Игнорируя то обстоятельство, что подобный ход является лишь художественным приёмом Трифонова, помогающим представить ситуацию в по-настоящему глубоком, многоплановом ключе, Кожинов абсолютно несправедливо приписывает оценки Глебова автору повести. И — в итоге заявляет: «в голосе автора «Дома на набережной» н е  п р е о д о л ё н (разрядка автора — Е.Г.) голос автора «Студентов»[39] из-за того, что писатель не захотел «открыто <…> р а с с ч и т а т ь с я (разрядка автора — Е.Г.[40] с прежним голосом.

Да, конечно же, и в данном случае налицо подтверждение предельной нечуткости Кожинова к творческим методам писателя — и, безусловно, вполне обоснованный характер носит возражение Н.Б. Ивановой: «именно «открытое выступление» принизило бы смысл повести, превратило её в частный эпизод личной биографии Трифонова!»[41].

Заметим, однако, что своего апогея манипулятивная техника Кожинова достигает в куске статьи, идущем… прямо вслед за разговором  про (якобы!) не преодолённый «прежний голос». Строится этот воистину ужасающий фрагмент всего лишь на приведении двух цитат (имеющем вид этакой обманчиво-невинной констатации!). Первая цитата (топорно обстриженная с двух концов и, соответственно, носящая искажённый, упрощённый характер!) взята из трифоновского мемуарно-публицистического очерка о Твардовском, и характеризует принципиальную позицию писателя. Вторая цитата взята из «Дома на набережной», и характеризует жизненные установки Вадима Глебова. Вот как это выглядит:

 «К сожалению, писатель думает иначе. Он, как помните, говорит о «Студентах»: «Не надо возвращаться к тому, что ушло. Это всё равно что пытаться наяву переделывать нечто, существующее лишь во сне…»

Здесь отчетливо выступает неожиданное совпадение с размышлением Глебова после его выступления против Ганчука: «…Он старался не помнить. То, что не помнилось, переставало существовать. Этого не было никогда… В самом деле, а было ли?»[42].

Такая вопиющая подтасовка, по сути, носит характер самого главного обвинения (к которому Кожинов явно стремится подтолкнуть читателя!). Иными словами, всё укладывается в некое подобие идеи:

Жизненные установки героя повести — Вадима Глебова = позиция автора повести —  Юрия Трифонова.

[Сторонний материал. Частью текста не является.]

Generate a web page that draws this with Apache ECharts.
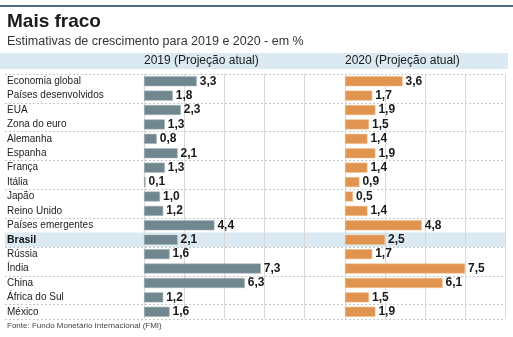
<!DOCTYPE html>
<html><head><meta charset="utf-8">
<script src="https://cdn.jsdelivr.net/npm/echarts@6/dist/echarts.min.js"></script>
<style>html,body{margin:0;padding:0;background:#fff}#c{width:513px;height:337px}</style>
</head><body><div id="c"></div>
<script>
const categories = ["Economia global","Países desenvolvidos","EUA","Zona do euro","Alemanha","Espanha","França","Itália","Japão","Reino Unido","Países emergentes","Brasil","Rússia","Índia","China","África do Sul","México"];
const values2019 = [3.3,1.8,2.3,1.3,0.8,2.1,1.3,0.1,1.0,1.2,4.4,2.1,1.6,7.3,6.3,1.2,1.6];
const values2020 = [3.6,1.7,1.9,1.5,1.4,1.9,1.4,0.9,0.5,1.4,4.8,2.5,1.7,7.5,6.1,1.5,1.9];
const highlighted = "Brasil";
const xTicks = [0, 2.5, 5, 7.5, 10];
const panelTitles = ["2019 (Projeção atual)", "2020 (Projeção atual)"];
const titleText = "Mais fraco";
const subtitleText = "Estimativas de crescimento para 2019 e 2020 - em %";
const sourceText = "Fonte: Fundo Monetário Internacional (FMI)";

const FONT = "'Liberation Sans',Arial,sans-serif";
const chart = echarts.init(document.getElementById('c'), null, {renderer:'canvas'});
const fmt = v => Number(v).toFixed(1).replace('.', ',');
const TOP = 74, H = 245;

function valueAxis(gi){
  return {gridIndex: gi, type:'value', min: xTicks[0], max: xTicks[xTicks.length-1], interval: xTicks[1]-xTicks[0],
    axisLabel:{show:false}, axisLine:{show:false}, axisTick:{show:false}, z:3,
    splitLine:{show:true, lineStyle:{color:'#d9d9d9', width:1, type:'solid'}}};
}
function catAxis(gi, extra){
  return Object.assign({gridIndex: gi, type:'category', data: categories, inverse:true,
    axisLine:{show:false}, axisTick:{show:false}, axisLabel:{show:false}, splitLine:{show:false}, z:3}, extra||{});
}
const labelStyle = {show:true, position:'right', distance:3, formatter: p => fmt(p.value),
  fontFamily: FONT, fontWeight:'bold', fontSize:12, color:'#1a1a1a'};

chart.setOption({
  animation:false,
  backgroundColor:'#fff',
  grid:[
    {left:144, top:TOP, width:160, height:H},
    {left:345, top:TOP, width:160, height:H},
    {left:5, top:TOP, width:500, height:H}
  ],
  xAxis:[valueAxis(0), valueAxis(1),
    {gridIndex:2, type:'value', min:0, max:1, show:false}],
  yAxis:[
    catAxis(0, {axisLabel:{show:true, align:'left', margin:137, fontFamily:FONT, fontSize:10, color:'#222',
      formatter: v => v === highlighted ? '{b|' + v + '}' : v,
      rich:{b:{fontWeight:'bold', fontFamily:FONT, fontSize:10.5, color:'#111'}}}}),
    catAxis(1),
    catAxis(2, {splitLine:{show:true, lineStyle:{color:'#c8c8c8', width:1, type:[2,2]}}})
  ],
  series:[
    {type:'bar', xAxisIndex:2, yAxisIndex:2, silent:true, z:1, barWidth:'100%',
      itemStyle:{color:'#dbe9f2'},
      data: categories.map(c => c === highlighted ? 1 : null)},
    {type:'bar', xAxisIndex:0, yAxisIndex:0, z:5, barWidth:10, data: values2019,
      itemStyle:{color:'#71878f', borderColor:'#a9b7bc', borderWidth:0.5}, label:labelStyle},
    {type:'bar', xAxisIndex:1, yAxisIndex:1, z:5, barWidth:10, data: values2020,
      itemStyle:{color:'#e0944f', borderColor:'#f0c08e', borderWidth:0.5}, label:labelStyle}
  ],
  graphic:[
    {type:'rect', left:0, top:5, shape:{width:513, height:2}, style:{fill:'#4b6c85'}, z:10},
    {type:'rect', left:0, top:53, shape:{width:508, height:16}, style:{fill:'#dbe9f2'}, z:0},
    {type:'text', left:7, top:12, style:{text:titleText, font:"bold 19px " + FONT, fill:'#1a1a1a'}},
    {type:'text', left:7, top:35, style:{text:subtitleText, font:"12.5px " + FONT, fill:'#333'}},
    {type:'text', left:144, top:55, style:{text:panelTitles[0], font:"12px " + FONT, fill:'#1a1a1a'}},
    {type:'text', left:345, top:55, style:{text:panelTitles[1], font:"12px " + FONT, fill:'#1a1a1a'}},
    {type:'text', left:7, top:322, style:{text:sourceText, font:"8px " + FONT, fill:'#444'}}
  ]
});
</script></body></html>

Запредельно-абсурдные ножницы между картиной, создаваемой в статье Кожинова, и  истинной позицией Юрия Валентиновича Трифонова вызывают ощущение сходства с чем-то вроде, к примеру, знаменитых жутковатых лозунгов оруэлловской антиутопии:  война — это мир; свобода — это рабство; незнание — сила.

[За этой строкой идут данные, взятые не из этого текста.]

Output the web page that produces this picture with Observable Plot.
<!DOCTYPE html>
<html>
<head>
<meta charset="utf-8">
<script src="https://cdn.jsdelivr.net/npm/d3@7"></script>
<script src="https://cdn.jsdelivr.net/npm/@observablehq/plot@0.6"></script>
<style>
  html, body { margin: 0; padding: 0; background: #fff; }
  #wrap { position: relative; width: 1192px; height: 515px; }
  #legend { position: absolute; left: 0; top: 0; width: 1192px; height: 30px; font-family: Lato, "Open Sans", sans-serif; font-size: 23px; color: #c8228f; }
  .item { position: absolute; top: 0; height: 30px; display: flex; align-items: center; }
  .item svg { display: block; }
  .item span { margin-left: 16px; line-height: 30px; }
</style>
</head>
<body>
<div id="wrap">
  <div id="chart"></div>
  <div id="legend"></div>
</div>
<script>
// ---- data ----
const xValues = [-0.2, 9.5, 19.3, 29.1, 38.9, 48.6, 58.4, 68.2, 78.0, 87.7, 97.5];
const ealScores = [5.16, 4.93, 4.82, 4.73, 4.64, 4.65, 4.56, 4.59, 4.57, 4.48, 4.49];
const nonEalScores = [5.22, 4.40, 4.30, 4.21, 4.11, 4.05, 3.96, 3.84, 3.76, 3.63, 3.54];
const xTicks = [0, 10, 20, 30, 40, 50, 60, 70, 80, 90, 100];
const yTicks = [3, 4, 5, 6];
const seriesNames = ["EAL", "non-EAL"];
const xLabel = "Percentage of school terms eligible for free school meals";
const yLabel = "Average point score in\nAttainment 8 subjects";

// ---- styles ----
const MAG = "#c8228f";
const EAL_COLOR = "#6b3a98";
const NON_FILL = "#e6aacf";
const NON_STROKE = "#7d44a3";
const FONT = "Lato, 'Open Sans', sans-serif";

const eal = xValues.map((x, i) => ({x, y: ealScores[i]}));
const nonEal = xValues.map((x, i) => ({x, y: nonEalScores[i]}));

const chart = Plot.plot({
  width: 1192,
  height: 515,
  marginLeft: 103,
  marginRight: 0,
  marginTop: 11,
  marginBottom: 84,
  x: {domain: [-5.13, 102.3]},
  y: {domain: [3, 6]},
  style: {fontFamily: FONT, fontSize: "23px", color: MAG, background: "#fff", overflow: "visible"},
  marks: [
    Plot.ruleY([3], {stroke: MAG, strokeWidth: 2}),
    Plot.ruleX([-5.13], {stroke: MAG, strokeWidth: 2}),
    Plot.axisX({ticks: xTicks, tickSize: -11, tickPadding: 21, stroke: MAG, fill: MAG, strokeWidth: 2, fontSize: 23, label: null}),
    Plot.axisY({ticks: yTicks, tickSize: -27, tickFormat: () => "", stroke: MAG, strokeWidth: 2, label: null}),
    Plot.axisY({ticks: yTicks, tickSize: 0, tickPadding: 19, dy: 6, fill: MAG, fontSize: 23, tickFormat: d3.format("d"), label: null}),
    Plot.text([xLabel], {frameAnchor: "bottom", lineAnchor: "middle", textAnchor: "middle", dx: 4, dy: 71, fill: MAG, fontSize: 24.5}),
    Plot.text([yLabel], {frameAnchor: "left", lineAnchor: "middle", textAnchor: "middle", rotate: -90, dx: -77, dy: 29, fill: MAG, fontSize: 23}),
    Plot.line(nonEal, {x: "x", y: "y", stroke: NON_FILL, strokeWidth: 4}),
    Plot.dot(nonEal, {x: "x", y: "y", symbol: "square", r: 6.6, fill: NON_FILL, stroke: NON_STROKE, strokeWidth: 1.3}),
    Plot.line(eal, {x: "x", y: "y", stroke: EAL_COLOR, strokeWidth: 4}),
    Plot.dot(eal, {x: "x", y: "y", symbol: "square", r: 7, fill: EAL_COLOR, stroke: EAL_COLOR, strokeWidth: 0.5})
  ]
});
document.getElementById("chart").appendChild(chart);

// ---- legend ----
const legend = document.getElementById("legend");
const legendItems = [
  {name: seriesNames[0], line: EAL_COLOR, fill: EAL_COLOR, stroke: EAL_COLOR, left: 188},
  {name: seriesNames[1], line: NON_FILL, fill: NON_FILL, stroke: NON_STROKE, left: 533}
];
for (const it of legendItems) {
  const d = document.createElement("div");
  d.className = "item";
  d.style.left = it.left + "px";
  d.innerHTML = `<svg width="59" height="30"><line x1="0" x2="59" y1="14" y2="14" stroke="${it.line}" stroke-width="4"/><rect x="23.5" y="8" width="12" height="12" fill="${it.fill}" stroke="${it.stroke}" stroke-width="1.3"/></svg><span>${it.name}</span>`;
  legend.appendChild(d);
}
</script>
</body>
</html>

Справедливо квалифицирует Н.Б. Иванова подобный подход как противоречащий профессиональным и нравственным установкам Бахтина — и уместно приводит в своей книге слова именно этого исследователя, на которого Кожинов вроде бы ориентируется:  «Мы отрицаем <…> совершенно беспринципный <…> подход <…>, основанный на смешении автора-творца <…> и автора-человека <…>, и на непонимании творческого принципа отношения автора к герою; в результате непонимание и искажение <…> этической, биографической личности автора»[43].

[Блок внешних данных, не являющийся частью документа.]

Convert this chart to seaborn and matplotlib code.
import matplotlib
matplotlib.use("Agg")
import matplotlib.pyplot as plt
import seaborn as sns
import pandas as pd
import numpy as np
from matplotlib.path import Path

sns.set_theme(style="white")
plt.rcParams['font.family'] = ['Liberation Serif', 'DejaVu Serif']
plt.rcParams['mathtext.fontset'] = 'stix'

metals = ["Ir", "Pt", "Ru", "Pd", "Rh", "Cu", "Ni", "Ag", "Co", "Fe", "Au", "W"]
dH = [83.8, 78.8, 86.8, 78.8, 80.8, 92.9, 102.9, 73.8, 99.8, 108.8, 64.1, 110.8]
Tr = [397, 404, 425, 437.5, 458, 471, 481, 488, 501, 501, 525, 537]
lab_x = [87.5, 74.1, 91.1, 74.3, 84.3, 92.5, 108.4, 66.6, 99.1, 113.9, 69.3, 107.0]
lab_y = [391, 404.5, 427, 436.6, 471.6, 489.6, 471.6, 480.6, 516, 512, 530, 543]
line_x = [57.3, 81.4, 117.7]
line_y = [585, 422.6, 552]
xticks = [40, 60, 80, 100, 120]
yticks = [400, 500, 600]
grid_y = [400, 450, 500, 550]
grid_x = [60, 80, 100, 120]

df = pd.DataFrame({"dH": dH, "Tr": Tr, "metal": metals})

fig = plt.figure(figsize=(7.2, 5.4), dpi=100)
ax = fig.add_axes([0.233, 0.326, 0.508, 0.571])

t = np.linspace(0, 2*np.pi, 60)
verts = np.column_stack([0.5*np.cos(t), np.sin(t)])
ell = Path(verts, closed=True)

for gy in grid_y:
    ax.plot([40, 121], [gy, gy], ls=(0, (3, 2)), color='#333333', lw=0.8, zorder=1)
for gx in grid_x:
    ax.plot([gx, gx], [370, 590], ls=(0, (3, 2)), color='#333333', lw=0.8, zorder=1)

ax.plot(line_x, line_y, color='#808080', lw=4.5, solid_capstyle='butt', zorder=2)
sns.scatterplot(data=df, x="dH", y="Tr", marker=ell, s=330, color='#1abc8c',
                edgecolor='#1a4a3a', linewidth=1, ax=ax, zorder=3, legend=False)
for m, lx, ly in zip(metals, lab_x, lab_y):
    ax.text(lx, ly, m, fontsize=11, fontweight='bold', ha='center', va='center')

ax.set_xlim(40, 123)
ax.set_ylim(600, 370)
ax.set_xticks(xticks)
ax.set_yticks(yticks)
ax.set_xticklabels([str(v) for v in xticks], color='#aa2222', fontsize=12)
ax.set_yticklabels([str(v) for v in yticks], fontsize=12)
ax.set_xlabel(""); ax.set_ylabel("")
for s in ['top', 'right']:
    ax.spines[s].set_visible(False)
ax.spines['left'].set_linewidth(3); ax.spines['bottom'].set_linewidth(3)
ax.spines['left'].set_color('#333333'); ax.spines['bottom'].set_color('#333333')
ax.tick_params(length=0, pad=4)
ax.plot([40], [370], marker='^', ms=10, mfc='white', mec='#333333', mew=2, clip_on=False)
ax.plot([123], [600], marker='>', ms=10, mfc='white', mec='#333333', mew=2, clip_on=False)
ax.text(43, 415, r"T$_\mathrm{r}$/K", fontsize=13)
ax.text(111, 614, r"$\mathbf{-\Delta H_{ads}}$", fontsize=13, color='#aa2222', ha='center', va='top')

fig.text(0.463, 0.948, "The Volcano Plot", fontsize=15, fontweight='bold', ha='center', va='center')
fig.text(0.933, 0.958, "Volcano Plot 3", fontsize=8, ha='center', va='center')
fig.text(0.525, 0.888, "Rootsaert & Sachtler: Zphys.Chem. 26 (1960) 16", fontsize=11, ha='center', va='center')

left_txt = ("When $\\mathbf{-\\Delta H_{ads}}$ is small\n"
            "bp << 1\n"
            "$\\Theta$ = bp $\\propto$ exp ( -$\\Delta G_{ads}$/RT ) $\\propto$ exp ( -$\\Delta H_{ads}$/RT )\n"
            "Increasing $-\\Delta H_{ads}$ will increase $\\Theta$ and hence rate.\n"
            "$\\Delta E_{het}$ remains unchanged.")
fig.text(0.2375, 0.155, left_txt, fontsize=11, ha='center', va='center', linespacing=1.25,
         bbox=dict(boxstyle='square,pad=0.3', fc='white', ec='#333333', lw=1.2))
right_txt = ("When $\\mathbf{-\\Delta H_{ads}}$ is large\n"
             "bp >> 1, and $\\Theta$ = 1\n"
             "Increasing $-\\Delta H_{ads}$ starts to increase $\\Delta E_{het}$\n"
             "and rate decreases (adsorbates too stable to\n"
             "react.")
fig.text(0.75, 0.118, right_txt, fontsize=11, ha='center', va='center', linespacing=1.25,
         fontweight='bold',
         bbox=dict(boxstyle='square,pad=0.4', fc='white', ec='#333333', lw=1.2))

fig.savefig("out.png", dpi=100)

Поражает, однако, и другое. В какой-то момент создаётся ощущение, что автор статьи о Трифонове пребывает в противоречии не только с Бахтиным, но и… с самим собой.

Почему Кожинов, предъявляя претензии Трифонову, забывает в обвинительном азарте, что и сам менял взгляды, и совершенно не собирался картинно рассчитываться со своим прошлым (более того, искал поддержки своего неприятия «Дома на набережной» со стороны кругов, контакты с которыми считал пройденным этапом своей биографии!)? 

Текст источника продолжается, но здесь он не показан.